Peter Dittus, der Generalsekretär der Bank für internationalen Zahlungsausgleich (BIZ), wünscht sich mehr Protest gegen die Banken. Dies sagte er gestern Abend bei einer von der Basler Occupy-Bewegung organisierten Diskussionsveranstaltung an der Fachhochschule für Soziale Arbeit im Gundeli.
In der Regel folgen solche Veranstaltungen dem immer gleichen Ritual – seit Jahrzehnten: Gut gegen Böse, wütende junge Menschen gegen den kaltschnäuzigen Klassenfeind. Gestern Abend war das anders. Unter den rund 80 Personen, die der Einladung der Basler Occupy-Bewegung zu einer Diskussion mit Peter Dittus, dem Generalsekretär der Bank für internationalen Zahlungsausgleich (BIZ) folgten, waren viele ältere Menschen. Und Dittus, der Bankenvertreter, gab sich betont menschlich. Auch äusserlich, statt in der Bankeruniform Anzug mit Krawatte trat er locker-lässig in Jeans und Turnschuhen auf. Als wollte er schon damit signalisieren «Ich bin einer von euch». Noch mehr aber verstärkte er diesen Eindruck, indem er gleich zu Beginn der Diskussion sagte, er hege grosse Sympathien für die Protestbewegung. Ganz so einfach kam er dann aber doch nicht davon.
Reformen statt Revolution
Denn, egal welchen Alters das Publikum war, Frust und Wut über den von der Finanzwirtschaft weltweit angerichteteten Schlamassel äusserten alle.
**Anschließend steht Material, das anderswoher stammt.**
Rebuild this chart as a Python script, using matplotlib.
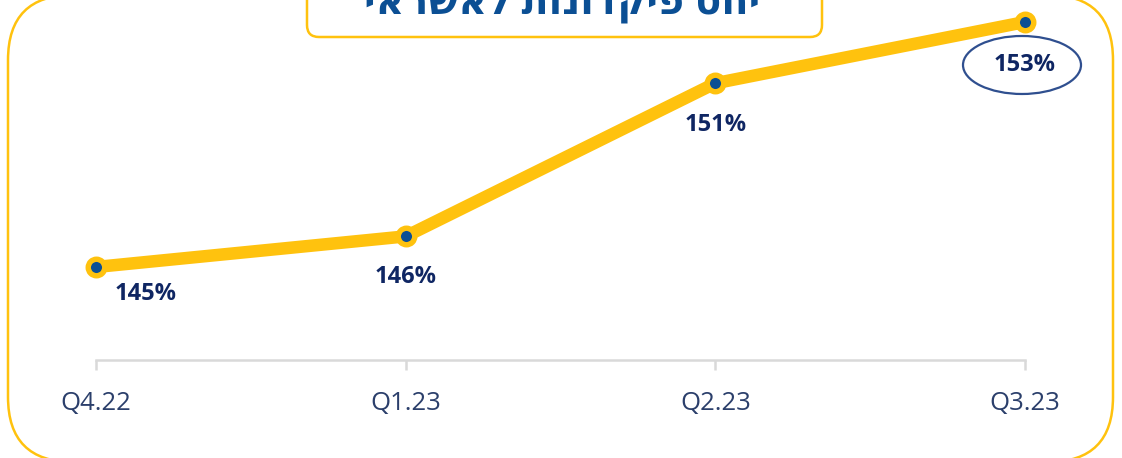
import matplotlib.pyplot as plt
from matplotlib.patches import FancyBboxPatch, Ellipse
from matplotlib.transforms import ScaledTranslation

# data
quarters = ["Q4.22", "Q1.23", "Q2.23", "Q3.23"]
ratio = [145, 146, 151, 153]
labels = ["145%", "146%", "151%", "153%"]
title = "יחס פיקדונות לאשראי"

YELLOW = "#ffc20e"
BLUE = "#0b4f94"
NAVY = "#0f2663"
TICK_COLOR = "#2b3f6b"

W, H = 1122, 458
fig = plt.figure(figsize=(W / 100, H / 100), dpi=100)

# rounded frame around the whole card (filled, so agg does not clip the curves)
frame = FancyBboxPatch((0.08, -0.04), 11.05, 4.67,
                       boxstyle="round,pad=0,rounding_size=0.65",
                       transform=fig.dpi_scale_trans, facecolor="white",
                       edgecolor=YELLOW, linewidth=1.8, zorder=-1)
fig.patches.append(frame)

# title box (cut at the top)
tbox = FancyBboxPatch((3.07, 4.21), 5.15, 0.6,
                      boxstyle="round,pad=0,rounding_size=0.12",
                      transform=fig.dpi_scale_trans, facecolor="white",
                      edgecolor=YELLOW, linewidth=1.8)
fig.patches.append(tbox)
# matplotlib has no bidi, reverse the hebrew string by hand
fig.text(562 / W, 1 - 14 / H, title[::-1], ha="center", va="baseline",
         fontsize=28.5, fontweight="bold", color=BLUE,
         family=["Open Sans", "DejaVu Sans"])

ax = fig.add_axes([96 / W, (H - 360) / H, 929 / W, 360 / H])
x = list(range(len(quarters)))
ax.plot(x, ratio, color=YELLOW, linewidth=9, solid_capstyle="round",
        marker="o", markersize=11.9, markerfacecolor=BLUE,
        markeredgecolor=YELLOW, markeredgewidth=3.9, clip_on=False, zorder=3)

ax.set_xlim(0, 3)
ax.set_ylim(141.963, 153.718)

offsets = [(50, -27), (0, -41), (0, -42), (0, -43)]
for i, (v, lab) in enumerate(zip(ratio, labels)):
    ax.annotate(lab, (x[i], v), xytext=offsets[i], textcoords="offset pixels",
                ha="center", va="center", fontsize=17, fontweight="bold",
                color=NAVY, family="Open Sans", zorder=4)

# highlight of the last value
trans = ScaledTranslation(x[-1], ratio[-1], ax.transData)
ell = Ellipse((-3, -43), 118, 58, transform=trans, fill=False,
              edgecolor="#2f4f8f", linewidth=1.6, clip_on=False)
ax.add_patch(ell)

for s in ["top", "left", "right"]:
    ax.spines[s].set_visible(False)
ax.spines["bottom"].set_color("#d9d9d9")
ax.spines["bottom"].set_linewidth(1.8)
ax.patch.set_alpha(0)
ax.set_yticks([])
ax.set_xticks(x)
ax.set_xticklabels(quarters, fontsize=18.5, color=TICK_COLOR, family="Open Sans")
ax.tick_params(axis="x", direction="out", length=7.2, width=1.8,
               color="#d9d9d9", pad=15)

fig.savefig("out.png", dpi=100)
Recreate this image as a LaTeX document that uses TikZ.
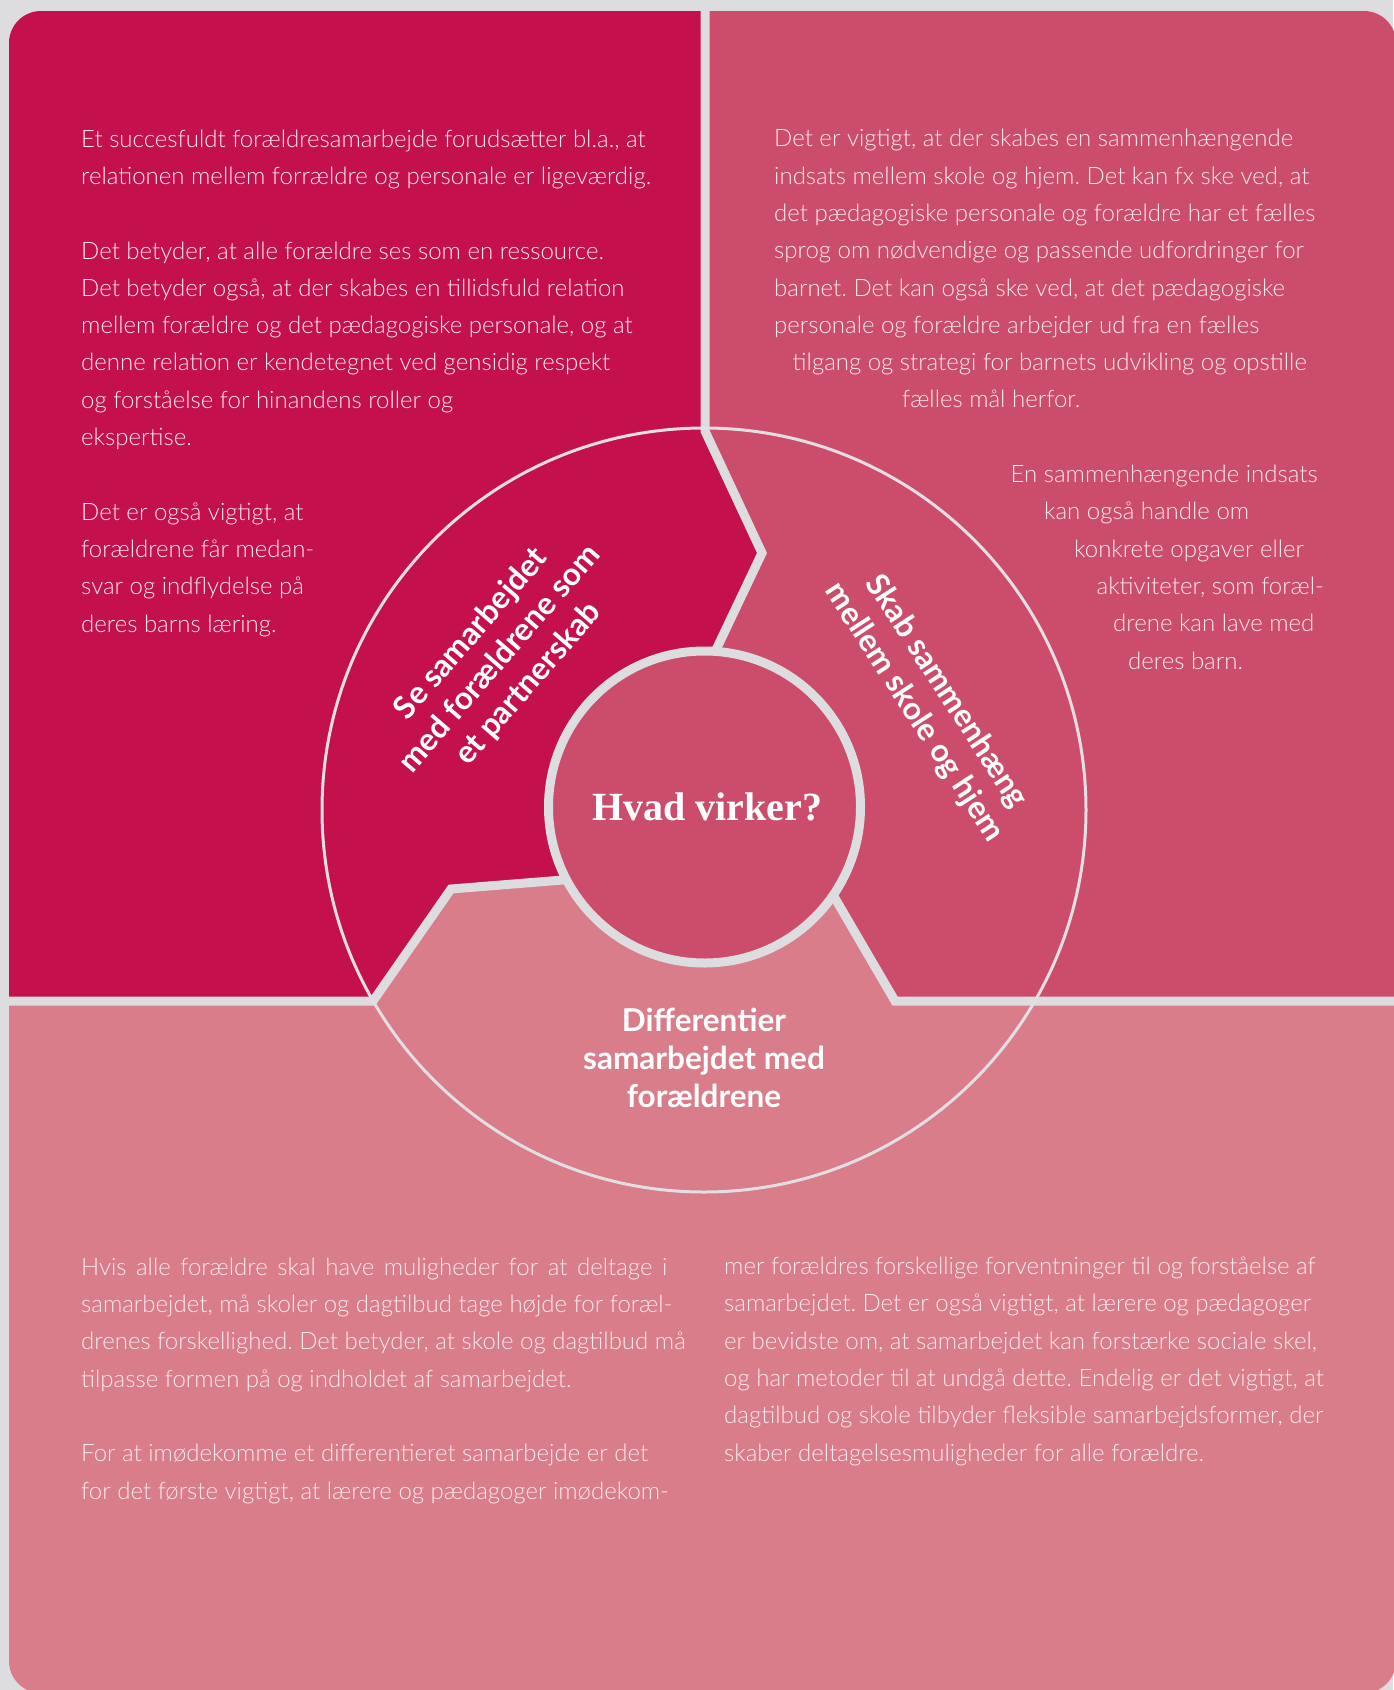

Und die meisten der Votanten zeigten sich äusserst kompetent in Finanzfragen. So kompetent, dass selbst Dittus manchmal überfordert wirkte. Dann flüchtete er sich auch mal ins Philosophische – «was versteht man unter Geld?» oder musste auch mal zugeben, dass er dazu schlicht nichts sagen könne. Dittus wurde aber vor allem nicht müde, sich von den «Casino-Methoden» der Privatbanken zu distanzieren und zu betonen, dass die BIZ alles Interesse daran habe, diese zu stoppen. Es dürfe nicht sein, so der BIZ-Vertreter, dass «das Fussvolk die Suppe auslöffeln muss, die Banken ihm eingebrockt haben». Solche Voten kamen bei seinen Zuhörerinnen und Zuhörern zwar an, genügten ihnen aber nicht. Sie wollten von Dittus wissen, wie wie man denn zu verhindern gedenke, dass sich dieses Desaster nicht ständig wiederhole.
Eine Mehrheit gab sich auch nicht zufrieden mit den von Dittus beschworenen Kapitalerhöhung für die Banken, die dringend nötig sei. Das System als solches müsse geändert werden, so lautete die mehrfach geäusserte Forderung. Die Banken müssten verstaatlicht, der Einfluss der Politik wieder gestärkt werden. «Sie reden», so der Vorwurf eines Diskussionsteilnehmers, «nur von den Symptomen, nicht von den Ursachen». Ein anderer wollte wissen, weshalb das Zinssystem als solches nicht angegriffen werde. Solange die Banken durch Kreditvergaben Geld schöpfen würden, solange gehe deren Abzockerei weiter. «Es ist ein System, das auf Betrug basiert», schloss er. Noch nie, meldete sich ein älterer Herr, habe eine Revolution etwas verbessert. «Das System könnte funktionieren, wenn die kurzfristigen Gewinne hoch besteuert würden.»
Undurchsichtig für Laien
Der Schlagabtausch ging noch eine Weile so weiter, am Schluss zeigte sich der BIZ-Vertreter «beeindruckt vom breiten Spektrum der Meinungen». Es stimme ihn allerdings nachdenklich, sagte Peter Dittus, «dass der Protest in Basel so verhalten ist». Solange das so bleibe, «wird es schwierig sein, selbst die kleinste Reform durchzusetzen». Wen wunderts? Denn diese Diskussion hat vor allem eines gezeigt: Jemand, der nur mit seinem Lohn von Monat zu Monat lebt und nichts anzulegen hat, der weder Ökonom noch Banker ist, begreift nicht, nach welchen Regeln die Finanzbranche funktioniert. Und das ist wohl die Mehrheit. Sie hat nur das dumpfe Gefühl, dass etwas schief läuft – traut sich aber kaum, sich zu wehren. Wie auch, wenn man weder die Sprache noch die Spielregeln der Player in der Welt von Hedge-Funds, Derivaten und dergleichen versteht?